Verbrechensopfer müssen geschützt werden
NRW will mit einer Selbstverständlichkeit ernst machen
Das Opfer wurde brutal zusammengeschlagen. Der Täter musste ins Gefängnis. Unter den Folgen, körperlich und seelisch, leidet der Verletzte immer noch. Spinnen wir diesen fiktiven, aber alltäglichen Fall weiter: Auf der Straße begegnen sie sich wieder, keine zwei Jahre nach der Tat. Wie wird sich das völlig überraschte Opfer fühlen?
Vor einem solchen Schock muss es bewahrt werden — sollte man meinen. Wird es auch. Jedenfalls in den USA, wo sich Opfer von Straftaten telefonisch oder per Email darüber informieren können, ob der Täter noch einsitzt und wann er entlassen wird. Das Opfer kann sogar in Auftrag geben, jederzeit über Haftort oder Freilassung des Täters informiert zu werden.
Ein Vorbild auch für uns? Nein, das haben wir auch längst. Jedenfalls theoretisch. In Paragraf 406 d der Strafprozessordnung heißt es: Dem Verletzten ist auf Antrag mitzuteilen, ob freiheitsentziehende Maßnahmen gegen den Verurteilten beendet oder ob erstmalig Vollzugslockerungen oder Urlaub gewährt werden.
Das klingt nach perfektem Opferschutz. Der Haken an der Sache: Kaum ein Verbrechensopfer kennt diese Vorschrift. Dabei steht im Gesetz auch, dass Verletzte einer Straftat „möglichst frühzeitig und soweit möglich in einer für sie verständlichen Sprache“ auf ihre Rechte hinzuweisen sind.
Bisher unterbleibt das in der Regel. Die Gründe: bürokratischer Mehraufwand. Und man hat auch das Persönlichkeitsrecht des Täters und dessen Resozialisierungsinteresse im Blick.

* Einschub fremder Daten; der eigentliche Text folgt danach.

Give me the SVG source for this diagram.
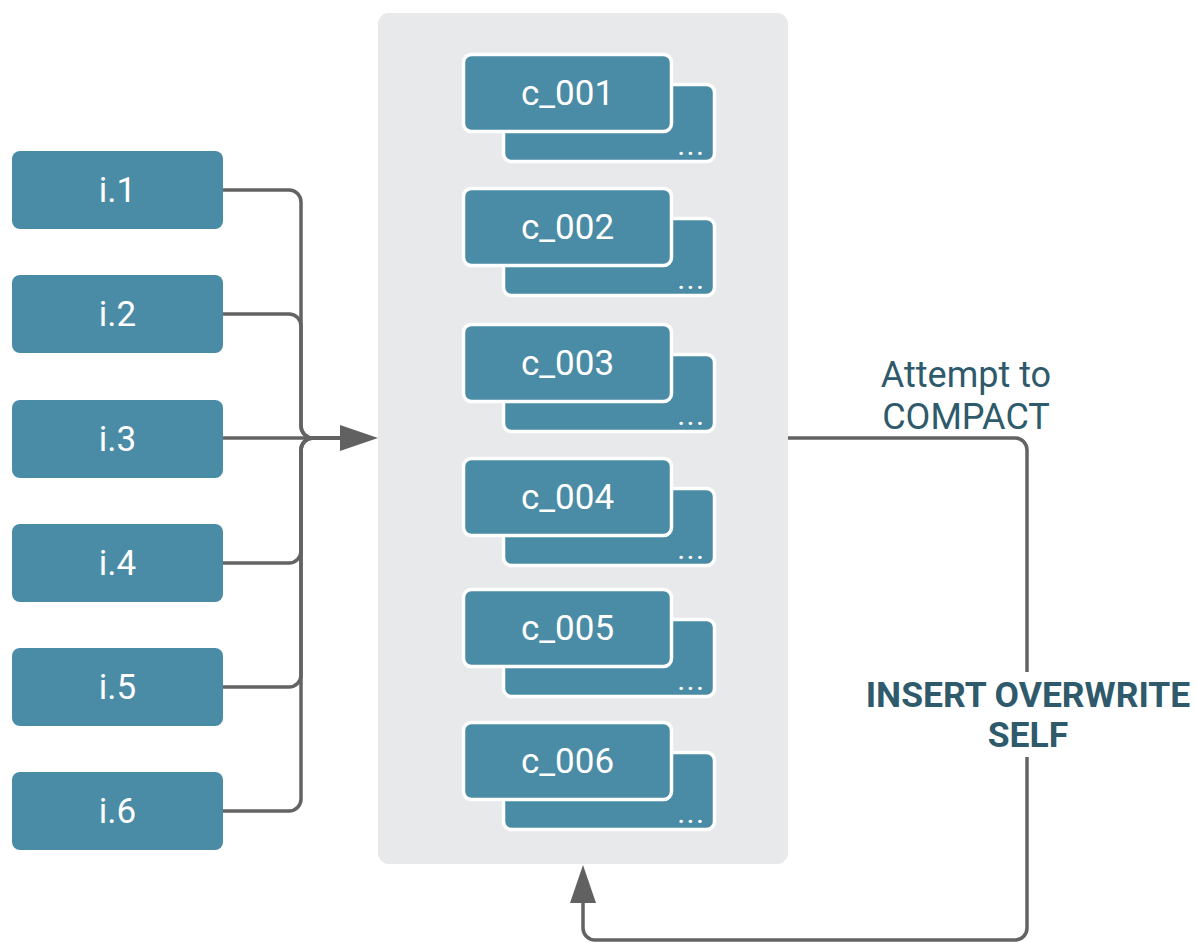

Doch jedenfalls bei Gewaltdelikten sollten diese Aspekte hinter dem Interesse des Opfers zurücktreten, das vor einer überraschenden Begegnung mit seinem Peiniger geschützt werden muss, den es noch in Haft wähnt.
Es mag auch Opfer geben, die mit dem Fall endgültig abschließen wollen und keine entsprechende Information wünschen. Doch die Entscheidung muss bei ihnen liegen. Damit sie diese nach eigener Abwägung vernünftig treffen können, müssen sie über ihre Rechte informiert werden.
Dies durch Information über die bestehende Gesetzeslage zu gewährleisten, ist eine Bringschuld des Staates. Insofern ist es zwar gut, aber keineswegs sensationell, dass NRW endlich mit dieser Selbstverständlichkeit ernst machen will.